One of the first points that is often highlighted when explaining the growing demand for data centers is the increasing incorporation of GenAI into our daily lives.
However, unlike previous growth cycles (often driven by virtualization or early cloud adoption), this expansion is structural, sustained, and software-intensive. And this is mostly due to two factors:
- AI is stacking on top of our existing workloads, adding continuous compute demand rather than shifting capacity.
- Hybrid and multi-cloud architectures have become the norm, expanding operational surfaces instead of consolidating them.
This way, scale is now governed by orchestration, automation, observability, and reliability practices, not by physical expansion alone.
But let’s check the main drivers of the increasing data center demand.
AI and GenAI Have Changed the Computing Curve
AI (and GenAI in particular) is maybe the most powerful growth driver behind today’s surge in data center demand.
According to BCG, AI workloads are expected to account for approximately 60% of net new data center demand between 2023 and 2028. Training workloads are growing at roughly 30% CAGR, while inference workloads (used to serve models in production) are growing at an even more dramatic pace, exceeding 100% CAGR.
This matters because AI workloads are continuous, not episodic.
This means that, once deployed, models require constant inference, monitoring, retraining, and optimization. And this translates into a persistent demand for compute orchestration, observability, automation, and reliability engineering, which is far beyond what traditional enterprise workloads required.
Cloud Expansion Has Increased Operational Load
Cloud adoption was once expected to simplify infrastructure operations. In practice, it has redistributed them. Enterprises today operate across private data centers, multiple public clouds, and increasingly, edge environments.
So, rather than consolidating compute, cloud has multiplied operational surfaces.

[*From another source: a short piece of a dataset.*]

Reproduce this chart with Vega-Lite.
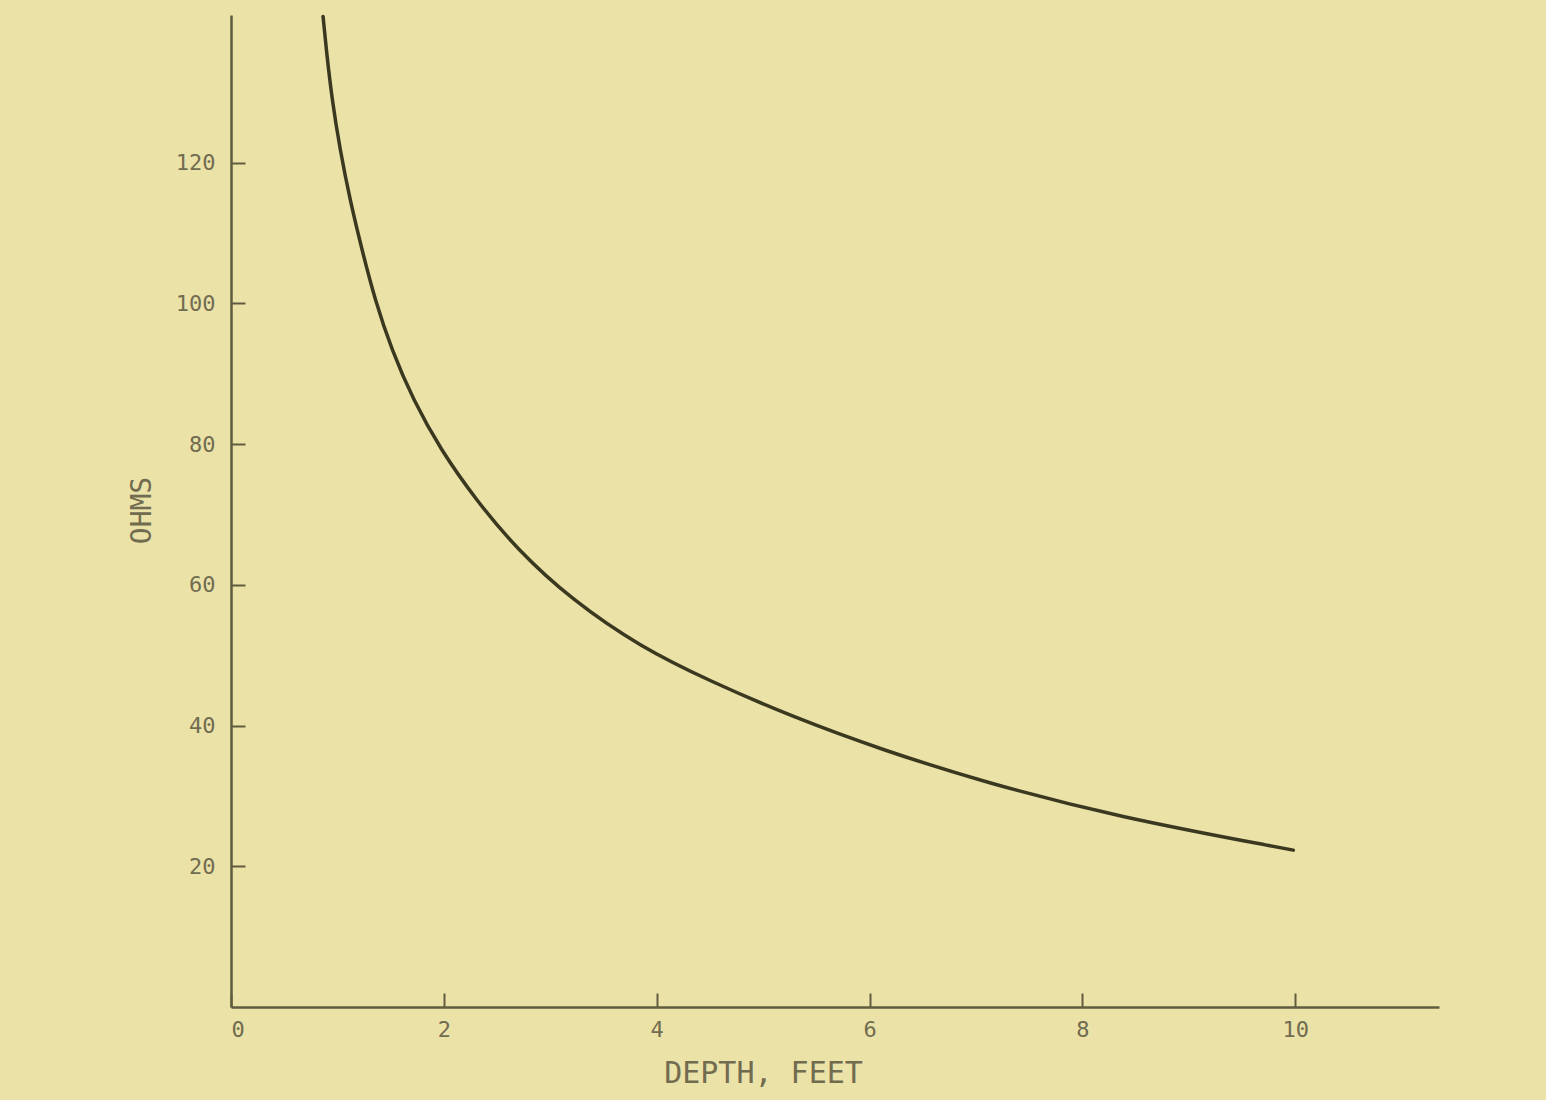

In fact, that same BCG report signals that public cloud services exceeded $330 billion in revenue in 2024, growing at over 20% year over year, but most large organizations now run workloads across multiple environments simultaneously. Each environment introduces its own tooling, operational patterns, and reliability challenges.
As a result, data centers are now integral nodes in a broader, hybrid computing fabric. And managing that fabric requires more software coordination, more automation, and more specialized roles than ever before.
Digital Transformation Raise the Baseline
Even without AI, enterprise digital transformation remains a steady driver of computing demand. Core business systems, analytics platforms, customer-facing services, and internal automation continue to expand in scope and scale.
BCG estimates that by 2028, roughly 55% of data center demand will still come from traditional enterprise workloads. And that portion is still growing in absolute terms. In parallel, more than 75% of enterprises already use AI or advanced analytics in at least one business function, increasing data processing requirements.
This combination creates a rising baseline: more applications, more data pipelines, more integrations, and tighter availability expectations.
What IT challenges are data centers facing as they scale?
Now, the expansion of the data center industry has not only increased physical capacity requirements.
Beyond that, it has also exposed structural weaknesses in IT operations and how they are staffed, organized, and scaled. Because what was once manageable through stable teams, predictable workloads, and incremental change is now strained by hybrid architectures and AI-driven variability that demand constant adaptation.
And, as demand accelerates, many operators are discovering that their existing operating models were designed for a very different era.
1. Operational Complexity Is Outpacing Human Scale
As we saw in the previous section, modern data center environments are no longer single, contained systems. They have spanned private infrastructure, multiple public clouds, edge locations, and a growing mix of AI and non-AI workloads.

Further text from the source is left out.